Note that $X$ has the form $X(x,y) = \varphi(x,y) Y(x,y)$ with $\varphi(x,y) = \frac{1}{x^2+y^2}$ and $Y(x,y) = (x,y)$ and the solutions to the system $\dot{\alpha}(t) = Y(\alpha(t))$ are radial line segments. Hence, the solutions of $\dot{\gamma}(t) = X(\gamma(t))$ will also be radial line segments with a different parametrization.
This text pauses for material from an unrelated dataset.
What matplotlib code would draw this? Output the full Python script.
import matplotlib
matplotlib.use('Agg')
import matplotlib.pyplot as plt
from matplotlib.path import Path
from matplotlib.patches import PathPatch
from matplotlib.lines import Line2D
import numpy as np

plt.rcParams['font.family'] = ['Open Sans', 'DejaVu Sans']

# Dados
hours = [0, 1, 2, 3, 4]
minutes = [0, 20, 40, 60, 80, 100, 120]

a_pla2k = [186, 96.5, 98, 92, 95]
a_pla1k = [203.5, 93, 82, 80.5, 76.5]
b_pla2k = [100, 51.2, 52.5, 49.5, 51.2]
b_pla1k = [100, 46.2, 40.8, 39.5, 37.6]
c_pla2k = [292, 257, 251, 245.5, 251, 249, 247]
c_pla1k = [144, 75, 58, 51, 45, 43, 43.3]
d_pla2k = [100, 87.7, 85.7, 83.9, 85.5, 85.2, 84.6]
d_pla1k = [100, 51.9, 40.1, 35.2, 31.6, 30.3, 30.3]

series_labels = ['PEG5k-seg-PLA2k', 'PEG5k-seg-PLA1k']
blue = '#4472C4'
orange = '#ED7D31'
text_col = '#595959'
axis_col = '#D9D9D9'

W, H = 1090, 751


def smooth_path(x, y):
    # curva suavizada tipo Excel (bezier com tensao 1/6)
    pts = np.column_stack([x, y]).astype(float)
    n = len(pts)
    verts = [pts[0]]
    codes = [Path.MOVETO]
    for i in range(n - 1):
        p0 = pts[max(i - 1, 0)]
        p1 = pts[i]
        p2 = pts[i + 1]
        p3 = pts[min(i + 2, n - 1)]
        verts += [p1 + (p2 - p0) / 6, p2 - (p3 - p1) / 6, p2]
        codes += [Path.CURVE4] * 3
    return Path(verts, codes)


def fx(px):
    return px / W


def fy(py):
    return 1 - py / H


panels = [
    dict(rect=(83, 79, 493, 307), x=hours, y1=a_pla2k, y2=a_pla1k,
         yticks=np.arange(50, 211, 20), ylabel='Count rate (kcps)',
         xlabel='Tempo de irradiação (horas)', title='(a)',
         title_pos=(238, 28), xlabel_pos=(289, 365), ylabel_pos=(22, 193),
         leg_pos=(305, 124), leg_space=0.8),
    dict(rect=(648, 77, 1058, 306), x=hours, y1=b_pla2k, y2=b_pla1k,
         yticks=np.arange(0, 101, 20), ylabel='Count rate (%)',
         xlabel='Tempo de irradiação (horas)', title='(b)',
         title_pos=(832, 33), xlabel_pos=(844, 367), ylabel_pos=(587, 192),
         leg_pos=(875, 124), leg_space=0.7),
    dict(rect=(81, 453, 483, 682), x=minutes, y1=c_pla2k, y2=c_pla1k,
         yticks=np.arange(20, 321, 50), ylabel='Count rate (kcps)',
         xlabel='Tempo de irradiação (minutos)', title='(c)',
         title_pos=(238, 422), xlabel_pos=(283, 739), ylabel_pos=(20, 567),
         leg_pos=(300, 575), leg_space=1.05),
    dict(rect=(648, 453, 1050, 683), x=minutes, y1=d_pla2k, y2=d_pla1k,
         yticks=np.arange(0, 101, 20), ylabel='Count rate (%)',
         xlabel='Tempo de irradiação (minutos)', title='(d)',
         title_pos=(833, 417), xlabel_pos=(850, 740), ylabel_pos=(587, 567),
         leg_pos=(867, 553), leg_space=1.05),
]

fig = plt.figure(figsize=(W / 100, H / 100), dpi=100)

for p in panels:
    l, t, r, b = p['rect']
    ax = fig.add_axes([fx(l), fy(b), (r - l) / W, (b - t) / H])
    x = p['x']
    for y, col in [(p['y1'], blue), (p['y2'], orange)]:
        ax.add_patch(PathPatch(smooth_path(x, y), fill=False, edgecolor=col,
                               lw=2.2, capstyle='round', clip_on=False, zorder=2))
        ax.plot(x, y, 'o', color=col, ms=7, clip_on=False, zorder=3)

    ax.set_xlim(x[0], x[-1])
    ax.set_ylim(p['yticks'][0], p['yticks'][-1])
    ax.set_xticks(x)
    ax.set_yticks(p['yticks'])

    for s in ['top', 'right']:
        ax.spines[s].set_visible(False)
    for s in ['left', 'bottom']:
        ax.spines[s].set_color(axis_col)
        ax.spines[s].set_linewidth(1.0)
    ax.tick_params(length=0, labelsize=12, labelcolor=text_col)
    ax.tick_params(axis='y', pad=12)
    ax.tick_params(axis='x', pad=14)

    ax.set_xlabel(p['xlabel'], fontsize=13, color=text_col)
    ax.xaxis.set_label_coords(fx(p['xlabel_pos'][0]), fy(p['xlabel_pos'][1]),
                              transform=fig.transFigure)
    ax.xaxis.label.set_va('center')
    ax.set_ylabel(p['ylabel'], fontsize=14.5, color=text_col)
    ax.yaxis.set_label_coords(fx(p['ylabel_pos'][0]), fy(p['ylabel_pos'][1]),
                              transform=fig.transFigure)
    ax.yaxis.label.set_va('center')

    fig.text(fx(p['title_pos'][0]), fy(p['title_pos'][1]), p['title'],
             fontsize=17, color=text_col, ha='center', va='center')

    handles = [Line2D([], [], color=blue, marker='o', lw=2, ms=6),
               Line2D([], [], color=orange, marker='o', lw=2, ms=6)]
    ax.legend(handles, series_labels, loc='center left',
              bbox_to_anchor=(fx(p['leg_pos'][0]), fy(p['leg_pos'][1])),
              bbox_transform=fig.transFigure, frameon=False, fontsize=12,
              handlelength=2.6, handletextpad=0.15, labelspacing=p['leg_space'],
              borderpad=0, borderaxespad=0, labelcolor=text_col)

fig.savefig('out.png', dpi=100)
Fix $p = (x_0,y_0) \neq (0,0) \in \mathbb{R}^2$ and write $r^2 = x_0^2 + y_0^2$. If we write
$$ \gamma(t) = (x_0, y_0) + \psi(t) \left( \frac{x_0}{r^2}, \frac{y_0}{r^2} \right) = \left(1 + \frac{\psi(t)}{r^2} \right) (x_0, y_0) $$
then
$$ \dot{\gamma}(t) = \frac{\psi'(t)}{r^2} \left( x_0, y_0 \right), \\
X(\gamma(t)) = \frac{1}{1 + \frac{\psi(t)}{r^2} } \left( \frac{x_0}{x_0^2 + y_0^2}, \frac{y_0}{x_0^2 + y_0^2} \right) =
\frac{1}{r^2 + \psi(t)} \left( x_0, y_0 \right) $$
and so in order for $\gamma$ to be an integral curve of $X$ satisfying $\gamma(0) = (x_0,y_0)$, the function $\psi$ must satisfy
$$ \psi(0) = 0, \frac{\psi'(t)}{r^2} = \frac{1}{r^2 + \psi(t)}. $$
This is an ODE for $\psi$ whose solution is given by
$$ \psi(t) = -r^2 + r\sqrt{r^2 + 2t} = r(\sqrt{r^2 + 2t} - r) $$
leading to
$$ \gamma(t) = \sqrt{1 + \frac{2t}{r^2}} \left( x_0, y_0 \right).$$